◆ Problem to solve ◆
Identify and pull out each line of the entries in which "with" occurs.

◆ Exercise data ◆

┄┄┄┄┄┄

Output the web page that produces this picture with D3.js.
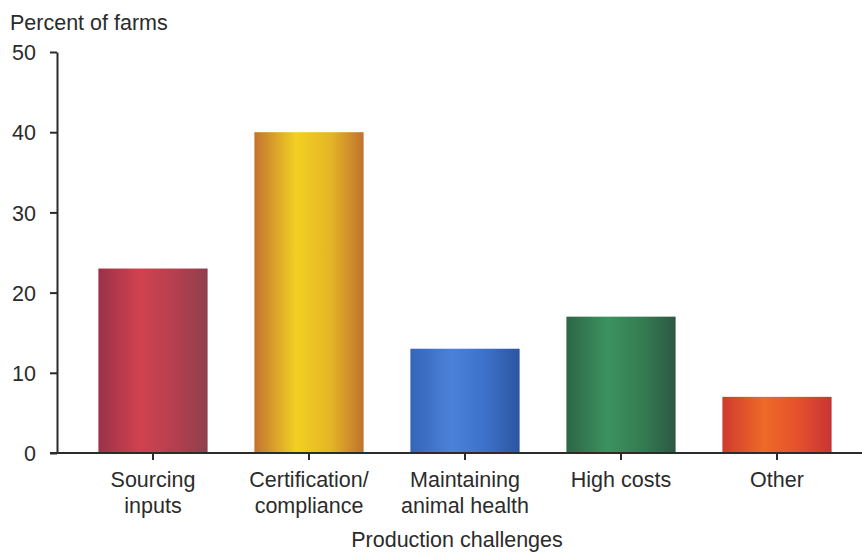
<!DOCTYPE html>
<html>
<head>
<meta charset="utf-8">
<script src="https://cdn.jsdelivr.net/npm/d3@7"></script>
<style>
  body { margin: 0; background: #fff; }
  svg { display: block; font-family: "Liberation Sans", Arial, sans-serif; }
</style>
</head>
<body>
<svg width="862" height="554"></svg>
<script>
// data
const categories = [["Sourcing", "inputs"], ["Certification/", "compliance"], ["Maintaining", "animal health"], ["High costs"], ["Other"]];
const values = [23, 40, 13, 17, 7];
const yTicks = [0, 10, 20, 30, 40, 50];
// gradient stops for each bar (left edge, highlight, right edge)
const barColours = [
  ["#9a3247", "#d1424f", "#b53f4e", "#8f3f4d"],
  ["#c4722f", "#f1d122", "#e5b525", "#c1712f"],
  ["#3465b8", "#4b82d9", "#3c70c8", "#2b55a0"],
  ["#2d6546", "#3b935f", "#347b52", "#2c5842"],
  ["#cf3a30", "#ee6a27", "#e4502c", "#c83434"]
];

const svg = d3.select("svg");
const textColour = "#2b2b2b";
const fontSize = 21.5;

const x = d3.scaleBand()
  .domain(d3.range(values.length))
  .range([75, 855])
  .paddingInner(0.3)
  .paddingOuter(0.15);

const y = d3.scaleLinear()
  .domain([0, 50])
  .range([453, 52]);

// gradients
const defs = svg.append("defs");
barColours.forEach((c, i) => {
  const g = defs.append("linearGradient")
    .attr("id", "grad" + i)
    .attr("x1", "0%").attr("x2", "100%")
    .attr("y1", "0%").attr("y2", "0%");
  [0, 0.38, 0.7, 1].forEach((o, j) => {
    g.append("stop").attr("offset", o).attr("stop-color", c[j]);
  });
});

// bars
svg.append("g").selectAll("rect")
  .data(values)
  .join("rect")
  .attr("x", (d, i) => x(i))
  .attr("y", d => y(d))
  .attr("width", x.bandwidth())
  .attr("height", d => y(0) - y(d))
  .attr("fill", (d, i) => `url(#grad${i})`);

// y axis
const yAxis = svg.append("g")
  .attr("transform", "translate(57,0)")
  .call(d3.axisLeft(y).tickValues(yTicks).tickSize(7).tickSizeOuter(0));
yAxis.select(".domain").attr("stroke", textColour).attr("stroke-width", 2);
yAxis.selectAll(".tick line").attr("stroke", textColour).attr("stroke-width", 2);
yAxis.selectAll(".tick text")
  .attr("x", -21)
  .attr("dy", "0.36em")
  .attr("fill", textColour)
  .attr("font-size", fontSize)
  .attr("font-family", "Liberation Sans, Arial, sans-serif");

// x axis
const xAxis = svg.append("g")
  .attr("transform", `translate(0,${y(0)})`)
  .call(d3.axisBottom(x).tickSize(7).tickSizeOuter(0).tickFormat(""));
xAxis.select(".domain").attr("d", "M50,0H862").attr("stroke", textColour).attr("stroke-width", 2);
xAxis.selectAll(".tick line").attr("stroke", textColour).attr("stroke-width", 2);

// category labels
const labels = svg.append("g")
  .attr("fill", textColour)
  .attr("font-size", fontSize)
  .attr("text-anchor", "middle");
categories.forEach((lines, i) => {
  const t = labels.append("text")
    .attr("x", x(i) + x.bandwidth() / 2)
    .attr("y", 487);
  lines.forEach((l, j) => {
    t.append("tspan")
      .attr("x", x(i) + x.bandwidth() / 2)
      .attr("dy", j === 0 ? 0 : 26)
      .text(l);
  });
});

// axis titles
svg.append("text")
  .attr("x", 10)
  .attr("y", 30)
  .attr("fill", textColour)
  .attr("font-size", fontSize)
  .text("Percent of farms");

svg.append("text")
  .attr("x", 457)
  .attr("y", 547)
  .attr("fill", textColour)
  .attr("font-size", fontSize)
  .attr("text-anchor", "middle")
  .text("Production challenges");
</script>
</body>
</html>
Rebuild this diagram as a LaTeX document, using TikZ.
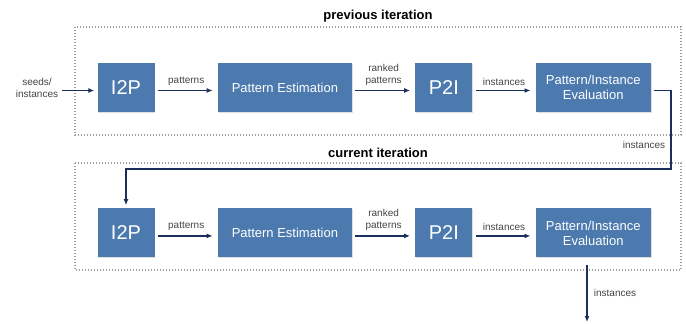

┄┄┄┄┄┄

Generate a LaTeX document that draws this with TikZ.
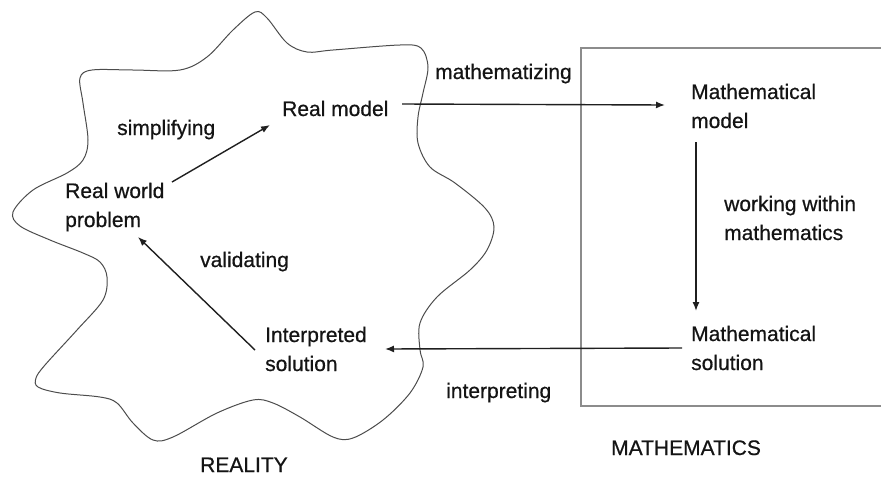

┄┄┄┄┄┄

◆ Task response ◆
Output the web page that produces this picture with D3.js.
Generate a LaTeX document that draws this with TikZ.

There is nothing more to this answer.